Write the data out again exactly, dropping any images it holds.

▬▬▬▬▬▬

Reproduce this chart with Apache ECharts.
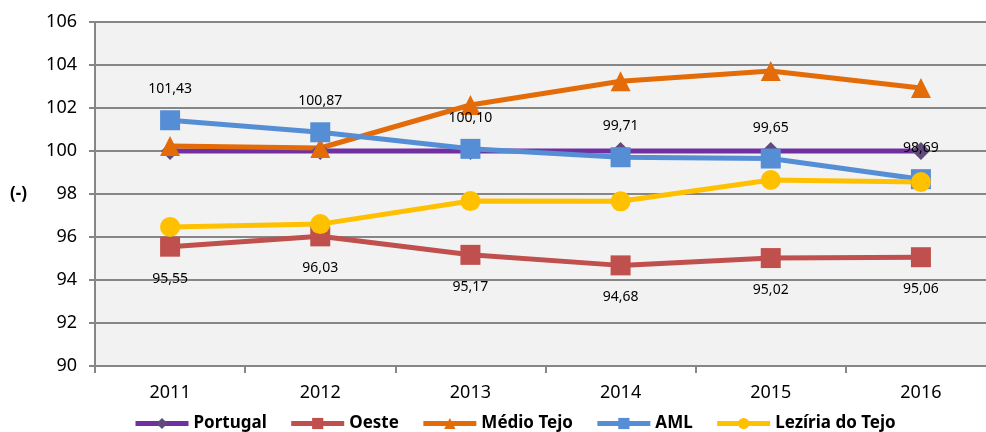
<!DOCTYPE html>
<html>
<head>
<meta charset="utf-8">
<script src="https://cdn.jsdelivr.net/npm/echarts@6/dist/echarts.min.js"></script>
<style>
  html, body { margin: 0; padding: 0; background: #fff; }
  #chart-container { width: 986px; height: 432px; }
</style>
</head>
<body>
<div id="chart-container"></div>
<script>
var years = ['2011', '2012', '2013', '2014', '2015', '2016'];
var portugal = [100, 100, 100, 100, 100, 100];
var oeste = [95.55, 96.03, 95.17, 94.68, 95.02, 95.06];
var medioTejo = [100.23, 100.14, 102.14, 103.24, 103.72, 102.93];
var aml = [101.43, 100.87, 100.10, 99.71, 99.65, 98.69];
var leziria = [96.47, 96.6, 97.67, 97.66, 98.65, 98.56];

var dom = document.getElementById('chart-container');
var myChart = echarts.init(dom, null, { renderer: 'canvas' });

var font = 'Noto Sans';
function comma(p) {
    return p.value.toFixed(2).replace('.', ',');
}

var option = {
    animation: false,
    textStyle: { fontFamily: font },
    grid: {
        left: 95,
        top: 22,
        width: 901,
        height: 344,
        outerBoundsMode: 'none',
        show: true,
        backgroundColor: '#F2F2F2',
        borderWidth: 0
    },
    legend: {
        left: 128,
        top: 410,
        itemWidth: 53,
        itemHeight: 14,
        itemGap: 22,
        lineStyle: { width: 5 },
        textStyle: { fontSize: 17, fontWeight: 'bold', color: '#000', fontFamily: font },
        data: ['Portugal', 'Oeste', 'Médio Tejo', 'AML', 'Lezíria do Tejo']
    },
    xAxis: {
        type: 'category',
        data: years,
        boundaryGap: true,
        axisLine: { lineStyle: { color: '#868686', width: 2 } },
        axisTick: { show: true, length: 7, lineStyle: { color: '#868686', width: 2 } },
        axisLabel: { fontSize: 18, color: '#000', margin: 18 }
    },
    yAxis: {
        type: 'value',
        min: 90,
        max: 106,
        interval: 2,
        name: '(-)',
        nameLocation: 'middle',
        nameGap: 68,
        nameRotate: 0,
        nameTextStyle: { fontSize: 17, fontWeight: 'bold', color: '#000' },
        axisLine: { show: true, lineStyle: { color: '#868686', width: 2 } },
        axisTick: { show: true, length: 6, lineStyle: { color: '#868686', width: 2 } },
        axisLabel: { fontSize: 18, color: '#000', margin: 18 },
        splitLine: { lineStyle: { color: '#868686', width: 2 } }
    },
    series: [
        {
            name: 'Portugal',
            type: 'line',
            data: portugal,
            symbol: 'diamond',
            symbolSize: 18,
            itemStyle: { color: '#604A7B' },
            lineStyle: { color: '#7030A0', width: 5 }
        },
        {
            name: 'Oeste',
            type: 'line',
            data: oeste,
            symbol: 'rect',
            symbolSize: 20,
            itemStyle: { color: '#C0504D' },
            lineStyle: { color: '#C0504D', width: 5 },
            label: {
                show: true,
                position: 'bottom',
                distance: 15,
                fontSize: 14,
                color: '#000',
                formatter: comma
            }
        },
        {
            name: 'Médio Tejo',
            type: 'line',
            data: medioTejo,
            symbol: 'triangle',
            symbolSize: 20,
            itemStyle: { color: '#E36C09' },
            lineStyle: { color: '#E36C09', width: 5 }
        },
        {
            name: 'AML',
            type: 'line',
            data: aml,
            symbol: 'rect',
            symbolSize: 20,
            itemStyle: { color: '#558ED5' },
            lineStyle: { color: '#558ED5', width: 5 },
            label: {
                show: true,
                position: 'top',
                distance: 14,
                fontSize: 14,
                color: '#000',
                formatter: comma
            }
        },
        {
            name: 'Lezíria do Tejo',
            type: 'line',
            data: leziria,
            symbol: 'circle',
            symbolSize: 20,
            itemStyle: { color: '#FFC000' },
            lineStyle: { color: '#FFC000', width: 5 }
        }
    ]
};

myChart.setOption(option);
window.addEventListener('resize', myChart.resize);
</script>
</body>
</html>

▬▬▬▬▬▬

* Written solution *
Reproduce this chart with Apache ECharts.
<!DOCTYPE html>
<html>
<head>
<meta charset="utf-8">
<script src="https://cdn.jsdelivr.net/npm/echarts@6/dist/echarts.min.js"></script>
<style>
  html, body { margin: 0; padding: 0; background: #fff; }
  #chart-container { width: 986px; height: 432px; }
</style>
</head>
<body>
<div id="chart-container"></div>
<script>
var years = ['2011', '2012', '2013', '2014', '2015', '2016'];
var portugal = [100, 100, 100, 100, 100, 100];
var oeste = [95.55, 96.03, 95.17, 94.68, 95.02, 95.06];
var medioTejo = [100.23, 100.14, 102.14, 103.24, 103.72, 102.93];
var aml = [101.43, 100.87, 100.10, 99.71, 99.65, 98.69];
var leziria = [96.47, 96.6, 97.67, 97.66, 98.65, 98.56];

var dom = document.getElementById('chart-container');
var myChart = echarts.init(dom, null, { renderer: 'canvas' });

var font = 'Noto Sans';
function comma(p) {
    return p.value.toFixed(2).replace('.', ',');
}

var option = {
    animation: false,
    textStyle: { fontFamily: font },
    grid: {
        left: 95,
        top: 22,
        width: 901,
        height: 344,
        outerBoundsMode: 'none',
        show: true,
        backgroundColor: '#F2F2F2',
        borderWidth: 0
    },
    legend: {
        left: 128,
        top: 410,
        itemWidth: 53,
        itemHeight: 14,
        itemGap: 22,
        lineStyle: { width: 5 },
        textStyle: { fontSize: 17, fontWeight: 'bold', color: '#000', fontFamily: font },
        data: ['Portugal', 'Oeste', 'Médio Tejo', 'AML', 'Lezíria do Tejo']
    },
    xAxis: {
        type: 'category',
        data: years,
        boundaryGap: true,
        axisLine: { lineStyle: { color: '#868686', width: 2 } },
        axisTick: { show: true, length: 7, lineStyle: { color: '#868686', width: 2 } },
        axisLabel: { fontSize: 18, color: '#000', margin: 18 }
    },
    yAxis: {
        type: 'value',
        min: 90,
        max: 106,
        interval: 2,
        name: '(-)',
        nameLocation: 'middle',
        nameGap: 68,
        nameRotate: 0,
        nameTextStyle: { fontSize: 17, fontWeight: 'bold', color: '#000' },
        axisLine: { show: true, lineStyle: { color: '#868686', width: 2 } },
        axisTick: { show: true, length: 6, lineStyle: { color: '#868686', width: 2 } },
        axisLabel: { fontSize: 18, color: '#000', margin: 18 },
        splitLine: { lineStyle: { color: '#868686', width: 2 } }
    },
    series: [
        {
            name: 'Portugal',
            type: 'line',
            data: portugal,
            symbol: 'diamond',
            symbolSize: 18,
            itemStyle: { color: '#604A7B' },
            lineStyle: { color: '#7030A0', width: 5 }
        },
        {
            name: 'Oeste',
            type: 'line',
            data: oeste,
            symbol: 'rect',
            symbolSize: 20,
            itemStyle: { color: '#C0504D' },
            lineStyle: { color: '#C0504D', width: 5 },
            label: {
                show: true,
                position: 'bottom',
                distance: 15,
                fontSize: 14,
                color: '#000',
                formatter: comma
            }
        },
        {
            name: 'Médio Tejo',
            type: 'line',
            data: medioTejo,
            symbol: 'triangle',
            symbolSize: 20,
            itemStyle: { color: '#E36C09' },
            lineStyle: { color: '#E36C09', width: 5 }
        },
        {
            name: 'AML',
            type: 'line',
            data: aml,
            symbol: 'rect',
            symbolSize: 20,
            itemStyle: { color: '#558ED5' },
            lineStyle: { color: '#558ED5', width: 5 },
            label: {
                show: true,
                position: 'top',
                distance: 14,
                fontSize: 14,
                color: '#000',
                formatter: comma
            }
        },
        {
            name: 'Lezíria do Tejo',
            type: 'line',
            data: leziria,
            symbol: 'circle',
            symbolSize: 20,
            itemStyle: { color: '#FFC000' },
            lineStyle: { color: '#FFC000', width: 5 }
        }
    ]
};

myChart.setOption(option);
window.addEventListener('resize', myChart.resize);
</script>
</body>
</html>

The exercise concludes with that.